Contact Clint Edwards today for a personalized mortgage consultation and learn how much home you may qualify for while exploring opportunities to reduce your long-term housing costs.

FAQ’s

What does PMI stand for?

PMI stands for Private Mortgage Insurance. It is insurance that protects the lender when a borrower puts less than 20% down on a conventional mortgage.

Do all mortgages require PMI?

No. PMI typically applies only to conventional loans with less than a 20% down payment. VA loans do not require monthly mortgage insurance.

How much does PMI usually cost?

PMI typically ranges from approximately 0.20% to 1.50% of the loan amount annually, depending on credit score, down payment amount, and other risk factors.

Can PMI be removed?

Yes. PMI can generally be removed once the homeowner reaches sufficient equity, often at 80% loan-to-value through borrower request or automatically at 78% loan-to-value.
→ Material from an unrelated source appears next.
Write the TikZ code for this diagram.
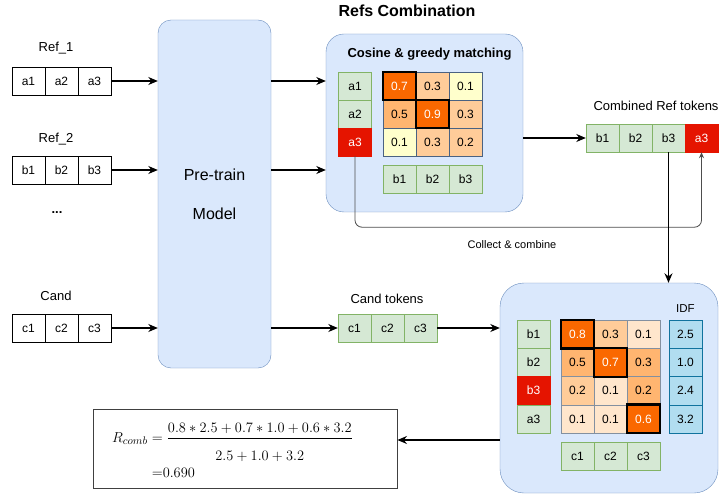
\documentclass[tikz,border=0pt]{standalone}
\usepackage[no-math]{fontspec}
\setmainfont{Liberation Sans}
\usepackage{amsmath}
\usetikzlibrary{arrows.meta,calc}

\definecolor{panelfill}{HTML}{DAE8FC}
\definecolor{panelline}{HTML}{6C8EBF}
\definecolor{tokfill}{HTML}{D5E8D4}
\definecolor{tokline}{HTML}{82B366}
\definecolor{hotred}{HTML}{E51400}
\definecolor{simhi}{HTML}{FA6800}
\definecolor{simmid}{HTML}{FFB570}
\definecolor{simlow}{HTML}{FFCC99}
\definecolor{simpale}{HTML}{FFE6CC}
\definecolor{simyel}{HTML}{FFFFCC}
\definecolor{idffill}{HTML}{B1DDF0}
\definecolor{idfline}{HTML}{10739E}
\definecolor{gridA}{HTML}{4A6282}
\definecolor{gridB}{HTML}{8390A0}
\definecolor{linkgray}{HTML}{4D4D4D}

\tikzset{
  base/.style={rectangle, minimum width=33pt, minimum height=28pt, inner sep=0pt,
               font=\fontsize{12}{14}\selectfont},
  tok/.style={base, draw=black, fill=white},
  gtok/.style={base, draw=tokline, fill=tokfill},
  rtok/.style={base, draw=hotred, fill=hotred, text=white},
  cellA/.style={base, draw=gridA},
  cellB/.style={base, draw=gridB, minimum height=28.3pt},
  idfcell/.style={base, draw=idfline, fill=idffill, minimum height=28.3pt},
  hibox/.style={draw=black, line width=2.4pt},
  panel/.style={draw=panelline, fill=panelfill},
  arr/.style={-{Stealth[length=9.5pt,width=8pt]}, line width=1.3pt},
  collect/.style={-{Stealth[length=6pt,width=5pt]}, line width=0.8pt, draw=linkgray},
  lbl/.style={font=\fontsize{13}{15}\selectfont},
}

\begin{document}
\begin{tikzpicture}[x=1pt,y=-1pt]
\fill[white] (0,0) rectangle (720,497);
\useasboundingbox (0,0) rectangle (720,497);

% ---------- inputs ----------
\node[lbl] (lref1) at (56,48) {Ref\_1};
\foreach \t [count=\i] in {a1,a2,a3}
  \node[tok] (r1-\i) at ({28.5+33*(\i-1)},81) {\t};
\node[lbl] (lref2) at (56,139) {Ref\_2};
\foreach \t [count=\i] in {b1,b2,b3}
  \node[tok] (r2-\i) at ({28.5+33*(\i-1)},170) {\t};
\node[font=\fontsize{13}{15}\selectfont\bfseries] (dots) at (57,213) {...};
\node[lbl] (lcand) at (56,296) {Cand};
\foreach \t [count=\i] in {c1,c2,c3}
  \node[tok] (c-\i) at ({28.5+33*(\i-1)},328) {\t};

% ---------- encoder ----------
\node[panel, rounded corners=13pt, minimum width=113pt, minimum height=348pt,
      align=center, font=\fontsize{16}{19}\selectfont] (pre) at (214.5,194)
      {Pre-train\\[20pt]Model};

% ---------- reference combination ----------
\node[font=\fontsize{16}{19}\selectfont\bfseries] (title) at (407,11) {Refs Combination};
\node[panel, rounded corners=18pt, minimum width=197pt, minimum height=178pt] (p1) at (424.5,123) {};
\node[font=\fontsize{13}{15}\selectfont\bfseries] (cosine) at (429.5,54) {Cosine \& greedy matching};

\node[gtok] (pa-1) at (355,86) {a1};
\node[gtok] (pa-2) at (355,114) {a2};
\node[rtok] (pa-3) at (355,142) {a3};
\foreach \v/\c/\f [count=\k from 0] in
  {0.7/simhi/white,0.3/simlow/black,0.1/simyel/black,
   0.5/simmid/black,0.9/simhi/white,0.3/simlow/black,
   0.1/simyel/black,0.3/simlow/black,0.2/simlow/black}
{
  \pgfmathtruncatemacro\rr{div(\k,3)}
  \pgfmathtruncatemacro\cc{mod(\k,3)}
  \node[cellA, fill=\c, text=\f] (sa-\rr\cc) at ({399.5+33*\cc},{86+28*\rr}) {\v};
}
\draw[hibox] (sa-00.north west) rectangle (sa-00.south east);
\draw[hibox] (sa-11.north west) rectangle (sa-11.south east);
\foreach \t [count=\i] in {b1,b2,b3}
  \node[gtok] (pb-\i) at ({399.5+33*(\i-1)},179.5) {\t};

% ---------- combined reference ----------
\node[lbl] (lcomb) at (656,106) {Combined Ref tokens};
\node[gtok] (comb-1) at (602.5,138) {b1};
\node[gtok] (comb-2) at (635.5,138) {b2};
\node[gtok] (comb-3) at (668.5,138) {b3};
\node[rtok] (comb-4) at (701.5,138) {a3};

% ---------- candidate tokens ----------
\node[lbl] (lct) at (387,299) {Cand tokens};
\foreach \t [count=\i] in {c1,c2,c3}
  \node[gtok] (ct-\i) at ({354.5+33*(\i-1)},328) {\t};

% ---------- scoring against the combined reference ----------
\node[panel, rounded corners=24pt, minimum width=218pt, minimum height=210pt] (p2) at (609,388) {};
\node[gtok] (q-1) at (533.5,334.1) {b1};
\node[gtok] (q-2) at (533.5,362.4) {b2};
\node[rtok] (q-3) at (533.5,390.6) {b3};
\node[gtok] (q-4) at (533.5,418.9) {a3};
\foreach \v/\c/\f [count=\k from 0] in
  {0.8/simhi/white,0.3/simlow/black,0.1/simpale/black,
   0.5/simmid/black,0.7/simhi/white,0.3/simmid/black,
   0.2/simlow/black,0.1/simpale/black,0.2/simmid/black,
   0.1/simpale/black,0.1/simpale/black,0.6/simhi/white}
{
  \pgfmathtruncatemacro\rr{div(\k,3)}
  \pgfmathtruncatemacro\cc{mod(\k,3)}
  \node[cellB, fill=\c, text=\f] (sb-\rr\cc) at ({577.5+33*\cc},{334.1+28.27*\rr}) {\v};
}
\draw[hibox] (sb-00.north west) rectangle (sb-00.south east);
\draw[hibox] (sb-11.north west) rectangle (sb-11.south east);
\draw[hibox] (sb-32.north west) rectangle (sb-32.south east);
\foreach \t [count=\i] in {c1,c2,c3}
  \node[gtok] (qc-\i) at ({577.5+33*(\i-1)},456.5) {\t};
\node[font=\fontsize{11.5}{13}\selectfont] (lidf) at (685.5,309) {IDF};
\foreach \v [count=\i from 0] in {2.5,1.0,2.4,3.2}
  \node[idfcell] (idf-\i) at (685.5,{334.1+28.27*\i}) {\v};

% ---------- result ----------
\node[draw=black!75, line width=0.9pt, minimum width=304pt, minimum height=79pt] (fbox) at (245,448.5) {};
\node[anchor=base west, inner sep=0pt, font=\fontsize{15.5}{18}\selectfont] (eqa) at (112,442)
  {$R_{comb} = \dfrac{0.8*2.5+0.7*1.0+0.6*3.2}{\rule{0pt}{19.7pt}2.5+1.0+3.2}$};
\node[anchor=base west, inner sep=0pt, font=\fontsize{15.5}{18}\selectfont] (eqb) at (112,477)
  {$\phantom{R_{comb}}\;{=}0.690$};

% ---------- connectors ----------
\draw[arr] (r1-3.east) -- (pre.west |- r1-3.east);
\draw[arr] (r2-3.east) -- (pre.west |- r2-3.east);
\draw[arr] (c-3.east) -- (pre.west |- c-3.east);
\draw[arr] (pre.east |- r1-3.east) -- (p1.west |- r1-3.east);
\draw[arr] (pre.east |- r2-3.east) -- (p1.west |- r2-3.east);
\draw[arr] (pre.east |- ct-1.west) -- (ct-1.west);
\draw[arr] (p1.east |- comb-1.west) -- (comb-1.west);
\draw[collect, rounded corners=7pt] (pa-3.south) |- ($(comb-4.south)+(0,75)$) -- (comb-4.south);
\node[font=\fontsize{11}{13}\selectfont] (lcollect) at (512,245) {Collect \& combine};
\draw[arr] (comb-3.south) -- (comb-3.south |- p2.north);
\draw[arr] (ct-3.east) -- (p2.west |- ct-3.east);
\draw[arr] ([yshift=8.5pt]fbox.east -| p2.west) -- ([yshift=8.5pt]fbox.east);
\end{tikzpicture}
\end{document}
How do I know if I qualify for PMI removal?

You may qualify if your loan balance has reached 80% of the home’s value or if your home’s value has appreciated enough to create sufficient equity.

Can a new appraisal help remove PMI?

Yes. If your home has increased in value, a new appraisal may demonstrate enough equity to qualify for PMI removal.

Is PMI tax-deductible?

Tax treatment of PMI can change based on federal tax laws. Homeowners should consult a qualified tax professional regarding current tax rules.

Is PMI the same as FHA mortgage insurance?

No. PMI applies to conventional loans, while FHA loans use Mortgage Insurance Premiums (MIP), which follow different guidelines and removal requirements.

Can I avoid PMI with less than 20% down?

Possibly. Some buyers use piggyback financing or alternative loan structures to avoid PMI, although these options are not always the most cost-effective.

Should I wait until I have 20% down to buy a home?

Not necessarily. In many situations, purchasing sooner with PMI can be more beneficial than waiting years to save a larger down payment while home prices continue rising.